A handful of preservation groups have joined together to save the Rock Island County Courthouse by filing a lawsuit.

ROCK ISLAND, Illinois -- A handful of preservation groups have joined together to save the Rock Island County Courthouse by filing a lawsuit.

The lawsuit names the Rock Island County Public Building Commission (PBC) and the Rock Island County Board.

Click here to see the lawsuit. 

The courthouse has been a point of contention for years, with groups of people fighting to keep it as others, including Rock Island County Chief Judge Walter Braud, push to raze it.

The lawsuit claims the PBC and the county board are moving forward with the demolition in an illegal way, not complying with the Illinois State Historic Resources Preservation Act and violating the Illinois Public Building Commission Act.

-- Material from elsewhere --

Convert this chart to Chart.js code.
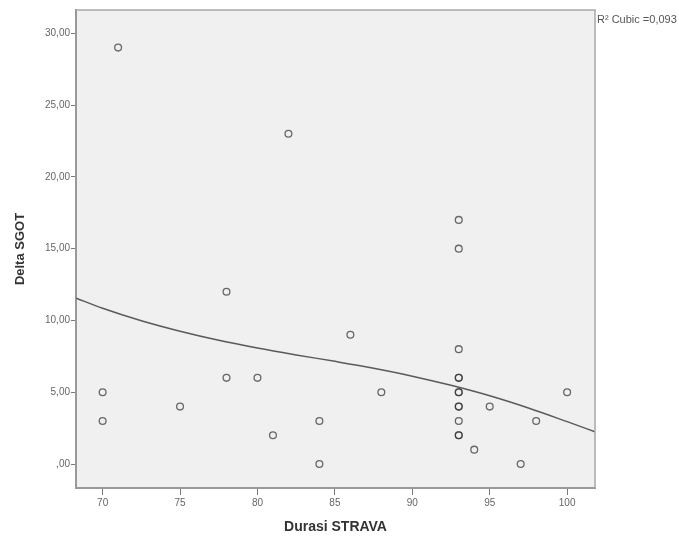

Related: City of Rock Island won’t grant permit to demolish historic county courthouse without state approval

"Additionally, the lawsuit takes issue with the PBC's intention to use bonds that were issued exclusively for the Justice Center Annex to be illegally reallocated for the courthouse demolition," said a statement from Kaitlyn McAvoy, the communications manager with Landmarks Illinois.  Landmarks Illinois is a historic preservation advocacy nonprofit that's listed as a plaintiff in the lawsuit.

Judge Braud filed a court order in late January 2019 that ordered the immediate demolition of the courthouse.  The order stated that the building's condition posed "a real and present danger to the 1,000 persons per week that enter the newly constructed Annex," which is right next door to the courthouse.   He also cited that there was "no just cause or legal reasons" to delay the demolition.

Click here to see the full court order.

The courthouse has been around since 1896, and according to Landmarks Illinois, is eligible for a spot on the National Register of Historic Places.

The lawsuit is seeking a compromise with the PBC and county board.  McAvoy said Landmarks Illinois would like to see them work with area preservation agencies to "find a reuse for the historic courthouse building."  Their argument states that finding a new purpose for the courthouse would take away demolition costs, create new jobs and put the building on the tax roll.

Landmarks Illinois joined the following groups in the lawsuit: National Trust for Historic Preservation, Rock Island Preservation Society, Moline Preservation Society, Broadway Historic District Association and Fred Shaw, a Rock Island Justice Center bondholder.